Joining the stars on the board: track and field athletes aspire to break records

February 10, 2017 — by Victor Liu and Elaine Sun

Many track players seek to break records. 

The letters behind the scratched screen of Benny Price Field’s maroon record board were last added to in 2015 when alumna Puck de Roos scored a record 3,362 points in the heptathlon.

The board boasts records that date as far back as 1971, proving that these decade-old records are difficult to break.

One of the record holders on the board is 2012 graduate Ailene Nguyen, who is acting as an assistant coach this year Nguyen holds the school record in the long jump at 18 feet, 4 inches.

“Hopefully together [head coach Archie Ljepava and I] can motivate the team through workouts and excitement to get them through and get them in shape now, so that when meet season comes they’ll be ready to compete and have fun,” Nguyen said.

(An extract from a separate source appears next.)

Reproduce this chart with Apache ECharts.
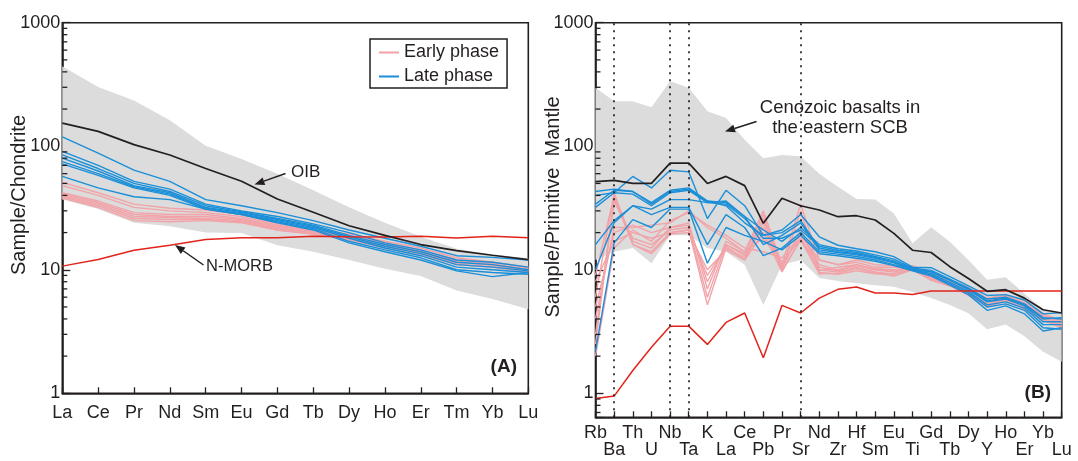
<!DOCTYPE html>
<html>
<head>
<meta charset="UTF-8">
<title>Chondrite and primitive mantle normalized patterns</title>
<script src="https://cdn.jsdelivr.net/npm/echarts@6/dist/echarts.min.js"></script>
<style>
  html, body { margin: 0; padding: 0; background: #fff; }
  #chart { width: 1078px; height: 461px; }
</style>
</head>
<body>
<div id="chart"></div>
<script>
// ---- panel A: chondrite-normalized REE ----
const catsA = ['La','Ce','Pr','Nd','Sm','Eu','Gd','Tb','Dy','Ho','Er','Tm','Yb','Lu'];
const oibA  = [154, 132, 103, 85, 66, 52, 37.4, 29.2, 22.7, 19, 16, 14.3, 13.1, 12.1];
const morbA = [10.7, 12.1, 14.4, 15.8, 17.6, 18.2, 18.2, 18.7, 18.5, 18.4, 18.7, 18.1, 18.7, 18.2];
const fieldUpperA = [445, 302, 234, 162, 101, 79, 60, 44, 32, 24, 18.5, 14.8, 13.2, 12.4];
const fieldLowerA = [37, 31, 24, 22.5, 20, 19.8, 15.8, 14, 12, 10.2, 8.9, 6.8, 5.8, 4.8];
const earlyA = [
  [51, 42, 34, 31.5, 30.5, 28, 23.5, 21, 19.5, 17, 15, 12.5, 11.5, 10.5],
  [48, 40, 32, 30, 29, 27, 23, 20.5, 19, 16.5, 14.5, 12, 11, 10.2],
  [41, 35, 28, 27, 27, 25.5, 22, 20, 18.5, 16, 14, 11.8, 11.2, 10],
  [40, 34, 27, 26.5, 26, 25, 21.5, 20, 18, 15.5, 13.8, 11.5, 10.8, 9.8],
  [39, 33, 26, 25.5, 25.5, 24.5, 21, 19.5, 18, 15.5, 13.5, 11.2, 10.5, 9.6],
  [38, 32, 25, 24.5, 25, 24, 21, 19.5, 17.5, 15, 13.2, 11, 10.5, 10],
  [42, 36, 29, 28, 28, 26, 22.5, 20.5, 18.8, 16.2, 14.2, 12, 11.5, 10.4]
];
const lateA = [
  [119, 88, 64, 52, 37, 33, 29, 25, 21, 18, 15.5, 13, 12.6, 12],
  [91, 70, 52, 45, 34, 30, 27, 23.5, 20, 16.5, 14.5, 12, 11.5, 10.5],
  [85, 66, 50, 43, 33, 29.5, 26, 23, 19, 16, 14, 11.5, 11, 10],
  [80, 63, 48, 42, 32, 29, 25.5, 22.5, 18.5, 15.5, 13.5, 11, 10.5, 9.8],
  [75, 60, 47, 41, 31.5, 28.5, 25, 22, 18, 15, 13, 10.5, 10, 9.5],
  [72, 58, 46, 40, 31, 28, 24.5, 21.5, 17, 14.5, 12.5, 10, 9.5, 9.2],
  [57, 46, 39, 37, 31, 28, 24, 21, 16.5, 14, 12, 9.8, 8.8, 9.5]
];
const minorTicksA = [2,3,4,5,6,7,8,9,20,30,40,50,60,70,80,90,200,300,400,500,600,700,800,900];

// ---- panel B: primitive-mantle-normalized trace elements ----
const catsB = ['Rb','Ba','Th','U','Nb','Ta','K','La','Ce','Pb','Pr','Sr','Nd','Zr','Hf','Sm','Eu','Ti','Gd','Tb','Dy','Y','Ho','Er','Yb','Lu'];
const oibB  = [51.8, 53, 50, 50, 73, 73, 50, 57, 48, 23.8, 38, 33, 30.5, 26.9, 27.4, 25.3, 19.7, 14.4, 13.8, 10.6, 8.5, 6.7, 6.9, 5.9, 4.75, 4.47];
const morbB = [0.91, 0.95, 1.53, 2.36, 3.5, 3.5, 2.49, 3.75, 4.47, 1.94, 5.15, 4.47, 5.9, 6.95, 7.25, 6.5, 6.5, 6.3, 6.75, 6.75, 6.75, 6.75, 6.75, 6.75, 6.75, 6.75];
const fieldUpperB = [297, 231, 231, 207, 336, 297, 192, 169, 113, 80, 85, 83, 60, 47, 37.5, 37, 28.6, 16.4, 22.1, 16.9, 12, 8.3, 8.7, 6.4, 4.8, 4.4];
const fieldLowerB = [12, 14, 15, 11.3, 19, 19, 15, 14, 11, 5.2, 11, 12, 8.6, 8.1, 7.8, 7.5, 7.3, 6.6, 5.9, 5.2, 4.45, 3.3, 3.6, 2.9, 2.17, 1.8];
const earlyB = [
  [9, 40, 17, 15, 22, 24, 7, 17, 14, 30, 11, 34, 12, 11, 11.5, 10.5, 10.5, 10.5, 9, 8, 7, 5.8, 6.2, 5.4, 4.3, 3.8],
  [6, 42, 16, 14, 20, 21, 5.2, 15, 12.5, 26, 10, 30, 10, 9.6, 10.5, 9.6, 9.2, 10.2, 8.5, 7.6, 6.5, 5.3, 5.9, 5, 4, 3.6],
  [3, 36, 18, 16, 21, 22, 6, 16, 13, 22, 10.5, 20, 11, 10, 10.8, 10, 9.6, 10.4, 8.8, 7.8, 6.8, 5.5, 6, 5.2, 4.1, 3.7],
  [2, 15, 21, 17, 25, 29, 23, 19, 15, 14, 12.5, 19, 12, 11, 12, 11, 10.8, 10.8, 9.3, 8.3, 7.2, 5.9, 6.3, 5.6, 4.4, 3.9],
  [4, 22, 22, 23, 24, 30, 22, 18, 14, 18, 11.5, 18, 10.5, 9.8, 11, 10.2, 10, 10.3, 8.6, 7.5, 6.4, 5.2, 5.8, 5.1, 3.9, 3.5],
  [8, 17, 20, 18, 20, 21, 9, 15.5, 12, 24, 9.8, 17.5, 9.3, 9.4, 10.2, 9.4, 8.9, 10, 8.2, 7.4, 6.2, 5.1, 5.7, 4.8, 3.9, 3.4],
  [5, 20, 23, 20, 22, 23, 8, 16, 13.5, 28, 10.2, 21, 9.8, 10.5, 11, 10, 9.8, 10.5, 9, 7.9, 6.9, 5.7, 6.1, 5.3, 4.2, 3.7],
  [2.5, 38, 16, 13.5, 19.5, 20, 10, 14.5, 12, 20, 9.6, 18, 9.5, 9.2, 9.8, 9.3, 9.3, 10, 8.4, 7.5, 6.3, 5, 5.6, 4.9, 3.9, 3.5]
];
const lateB = [
  [32, 42, 57, 46, 64, 62, 26, 44, 33, 19, 21, 28, 18.5, 15.8, 14.8, 14, 12.8, 10.5, 10.4, 8.8, 7.4, 6.2, 6.3, 5.7, 4.4, 4.5],
  [43, 45, 43, 34, 43, 45, 36, 35, 27, 21, 17, 22, 16, 14.8, 14.2, 13.2, 12.2, 10.3, 9.9, 8.4, 7.1, 5.8, 6, 5.3, 4.1, 4],
  [40, 42, 41, 33, 42, 44, 35, 34, 26, 18, 18, 21, 15.5, 14.4, 13.8, 12.8, 11.8, 10.1, 9.6, 8.2, 6.9, 5.5, 5.8, 5.1, 3.8, 3.8],
  [16, 25, 33, 31, 37, 37, 35, 36, 27, 16, 19, 24, 14.5, 13.8, 13.2, 12.4, 11.4, 10, 9.3, 7.9, 6.7, 5.2, 5.5, 4.9, 3.6, 3.6],
  [10, 24, 33, 28, 32, 32, 16, 28, 22, 13, 15, 20, 14, 13.4, 12.8, 12, 11, 9.9, 9.1, 7.7, 6.5, 5, 5.3, 4.7, 3.4, 3.3],
  [2.2, 16.5, 25.5, 22, 31, 31, 11.3, 22, 19, 17, 14.5, 19, 13.5, 13, 12.4, 11.7, 10.8, 9.8, 8.9, 7.5, 6.3, 4.7, 5.1, 4.4, 3.2, 3.4],
  [34, 44, 43, 35, 44, 46, 36, 33, 24, 19, 20, 25, 15, 14, 13.5, 12.6, 11.6, 10.2, 9.7, 8.3, 7, 5.6, 5.9, 5.2, 4, 4.1]
];
const dottedB = ['Ba', 'Nb', 'Ta', 'Sr'];
const minorTicksB = [0.7,0.8,0.9,2,3,4,5,6,7,8,9,20,30,40,50,60,70,80,90,200,300,400,500,600,700,800,900];

const FONT = '"Liberation Sans", Arial, Helvetica, sans-serif';
const INK = '#231f20';
const PINK = '#f2a3a8';
const BLUE = '#1a8fd8';
const RED = '#e2231a';
const GRAY = '#dcdcdc';

function lineSeries(name, data, color, idx, width, z) {
  return {
    name: name, type: 'line', xAxisIndex: idx, yAxisIndex: idx, data: data,
    symbol: 'none', z: z, silent: true,
    lineStyle: { color: color, width: width },
    itemStyle: { color: color }
  };
}

// grey field drawn as one polygon through the axis scales
function fieldSeries(idx, upper, lower) {
  return {
    type: 'custom', xAxisIndex: idx, yAxisIndex: idx, z: 1, silent: true, clip: true,
    data: [[0, upper[0]]],
    renderItem: function (params, api) {
      const pts = [];
      upper.forEach(function (v, i) { pts.push(api.coord([i, v])); });
      for (let i = lower.length - 1; i >= 0; i--) pts.push(api.coord([i, lower[i]]));
      return { type: 'polygon', shape: { points: pts }, style: { fill: GRAY } };
    }
  };
}

// log minor ticks (2..9 per decade) on the left axis
function minorTickSeries(idx, vals) {
  return {
    type: 'custom', xAxisIndex: idx, yAxisIndex: idx, z: 6, silent: true,
    data: vals.map(function (v) { return [0, v]; }),
    encode: { x: 0, y: 1 },
    renderItem: function (params, api) {
      const c = api.coord([0, api.value(1)]);
      return { type: 'line', shape: { x1: c[0], y1: c[1], x2: c[0] + 5, y2: c[1] },
               style: { stroke: INK, lineWidth: 1.3 } };
    }
  };
}

function powerLabel(v) {
  const e = Math.log10(v);
  return Math.abs(e - Math.round(e)) < 1e-6 ? String(Math.round(v)) : '';
}

function xAxisOf(idx, cats, margin, twoRows) {
  return {
    type: 'category', gridIndex: idx, data: cats, boundaryGap: false,
    axisLine: { lineStyle: { color: INK, width: 1.6 } },
    axisTick: { inside: true, length: 6, interval: 0, lineStyle: { color: INK, width: 1.3 } },
    axisLabel: {
      interval: 0, margin: margin, color: INK, fontSize: 18, fontFamily: FONT, lineHeight: 17,
      formatter: twoRows ? function (v, i) { return i % 2 ? '\n' + v : v; } : null
    },
    splitLine: { show: false }
  };
}

function yAxisOf(idx, min) {
  return {
    type: 'log', gridIndex: idx, logBase: 10, min: min, max: 1000,
    axisLine: { show: true, lineStyle: { color: INK, width: 1.6 } },
    axisTick: { show: true, inside: true, length: 8, lineStyle: { color: INK, width: 1.3 } },
    axisLabel: { margin: 2, color: INK, fontSize: 18, fontFamily: FONT, formatter: powerLabel },
    splitLine: { show: false },
    minorTick: { show: false }
  };
}

function arrow(x1, y1, x2, y2) {
  const a = Math.atan2(y2 - y1, x2 - x1);
  const L = 10, W = 4;
  const bx = x2 - L * Math.cos(a), by = y2 - L * Math.sin(a);
  const px = -Math.sin(a) * W, py = Math.cos(a) * W;
  return [
    { type: 'line', z: 100, shape: { x1: x1, y1: y1, x2: bx, y2: by }, style: { stroke: INK, lineWidth: 1.5 } },
    { type: 'polygon', z: 100, shape: { points: [[x2, y2], [bx + px, by + py], [bx - px, by - py]] }, style: { fill: INK } }
  ];
}

function label(x, y, text, font, extra) {
  return {
    type: 'text', x: x, y: y, z: 100,
    style: Object.assign({ text: text, fill: INK, font: font, verticalAlign: 'middle' }, extra || {})
  };
}

function rotated(g) { g.rotation = Math.PI / 2; return g; }

const series = [];
series.push(fieldSeries(0, fieldUpperA, fieldLowerA));
earlyA.forEach(function (d) { series.push(lineSeries('Early phase', d, PINK, 0, 1.4, 2)); });
lateA.forEach(function (d) { series.push(lineSeries('Late phase', d, BLUE, 0, 1.4, 3)); });
series.push(lineSeries('N-MORB', morbA, RED, 0, 1.5, 4));
series.push(lineSeries('OIB', oibA, INK, 0, 1.7, 4));
series.push(minorTickSeries(0, minorTicksA));

series.push(fieldSeries(1, fieldUpperB, fieldLowerB));
earlyB.forEach(function (d) { series.push(lineSeries('Early phase', d, PINK, 1, 1.4, 2)); });
lateB.forEach(function (d) { series.push(lineSeries('Late phase', d, BLUE, 1, 1.4, 3)); });
series.push(lineSeries('N-MORB', morbB, RED, 1, 1.5, 4));
const oibLineB = lineSeries('OIB', oibB, INK, 1, 1.7, 4);
oibLineB.markLine = {
  symbol: 'none', silent: true, label: { show: false },
  lineStyle: { type: [2, 5], color: INK, width: 1.7 },
  data: dottedB.map(function (n) { return { xAxis: n }; })
};
series.push(oibLineB);
series.push(minorTickSeries(1, minorTicksB));

const F = function (s, w) { return (w ? w + ' ' : '') + s + 'px ' + FONT; };
const graphics = []
  .concat([rotated(label(19, 195, 'Sample/Chondrite', F(20), { textAlign: 'center' }))])
  .concat([rotated(label(553, 207, 'Sample/Primitive  Mantle', F(20), { textAlign: 'center' }))])
  .concat([label(291, 172.5, 'OIB', F(17))], arrow(285.5, 173.5, 254.5, 184.5))
  .concat([label(206, 266, 'N-MORB', F(16.5))], arrow(203.5, 265, 175, 245))
  .concat([label(517, 367, '(A)', F(19, 'bold'), { textAlign: 'right' })])
  .concat([label(840, 117.5, 'Cenozoic basalts in\nthe eastern SCB', F(18.5), { textAlign: 'center', lineHeight: 20 })],
          arrow(756.5, 121.5, 725, 131.5))
  .concat([label(1051, 393, '(B)', F(19, 'bold'), { textAlign: 'right' })]);

const chart = echarts.init(document.getElementById('chart'), null, { renderer: 'canvas' });
chart.setOption({
  animation: false,
  backgroundColor: '#fff',
  grid: [
    { left: 62.3, top: 22.7, width: 466, height: 370.6, show: true, borderColor: INK, borderWidth: 1.6, backgroundColor: 'transparent' },
    { left: 595.5, top: 22.7, width: 466.2, height: 394.6, show: true, borderColor: INK, borderWidth: 1.6, backgroundColor: 'transparent' }
  ],
  legend: {
    data: ['Early phase', 'Late phase'],
    orient: 'vertical', left: 370, top: 39,
    borderColor: INK, borderWidth: 1.5, borderRadius: 0,
    padding: [4, 8, 2, 9],
    icon: 'rect', itemWidth: 20, itemHeight: 2, itemGap: 5,
    selectedMode: false,
    textStyle: { color: INK, fontSize: 18, fontFamily: FONT, lineHeight: 19 }
  },
  xAxis: [xAxisOf(0, catsA, 11, false), xAxisOf(1, catsB, 7, true)],
  yAxis: [yAxisOf(0, 1), yAxisOf(1, 0.64)],
  series: series,
  graphic: graphics
});
</script>
</body>
</html>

Although it’s a novelty to have their names up on the board by senior year, many athletes do not devote themselves to breaking those records. Rather, the board’s numbers are simply figures to work toward, and getting onto the board is more of an ultimate prize for improving.  

“I think it just kind of happened,” Nguyen said of her own record. “I had been working towards a personal record for some time, and I didn’t know that it was going to be a record setting jump for the school. I was just excited overall when I jumped it that I had broken my own personal record, and breaking it for the school was just another plus.”

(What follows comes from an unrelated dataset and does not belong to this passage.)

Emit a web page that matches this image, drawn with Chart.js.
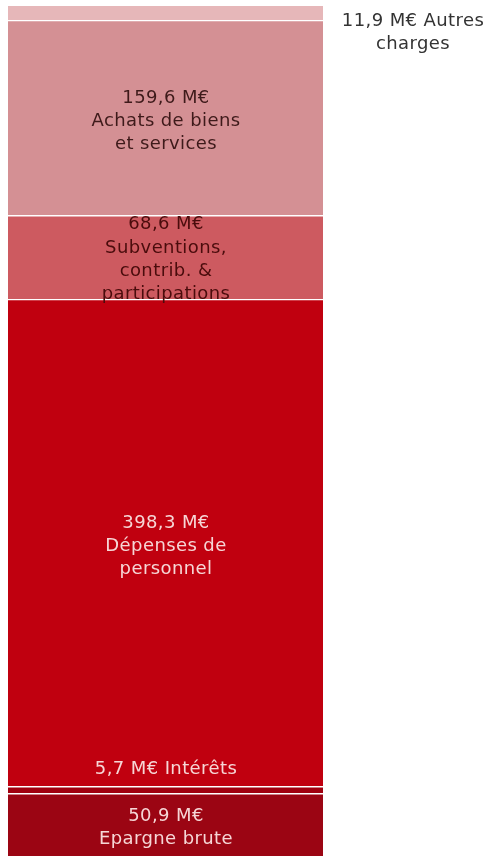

In their journey to break the board’s records, athletes first seek to improve their own personal bests, or as junior long distance runner Amit Nag puts it, “you need to shave off a few seconds here and there.”

“It’s not necessarily my goal to break these records. It’s more of a milestone for me to reach,” junior sprinter Jaijit Singh said. “[Trying to break records is] a stepping stone to faster times, and it’s just a goal that I have in mind. My goal for running this year is winning CCS.”

Of course, improving and breaking the board’s seemingly unsurpassable records is easier said than done. In preparation for this school year’s track and field season, record-hopeful athletes have been maintaining a rigorous schedule of conditioning and have become more cognizant of what they consume.

This year, Singh has been eating healthier, running more, lifting weights and staying in shape, while he felt sick throughout most of the season last year, unable to “reach the milestones that [he] wanted to.”

Whatever an athlete’s individual goal may be, the board still stands in the dirt patch next to the track, waiting patiently for  current Saratoga athletes to add their own names onto it in the future.

“When I’m running the mile or the two-mile during a home meet, I always see that board when I start and finish race,”  Nag said. “I know that I probably can’t beat those times, but it’s nice to know that I’ll be on that board too if I do it.”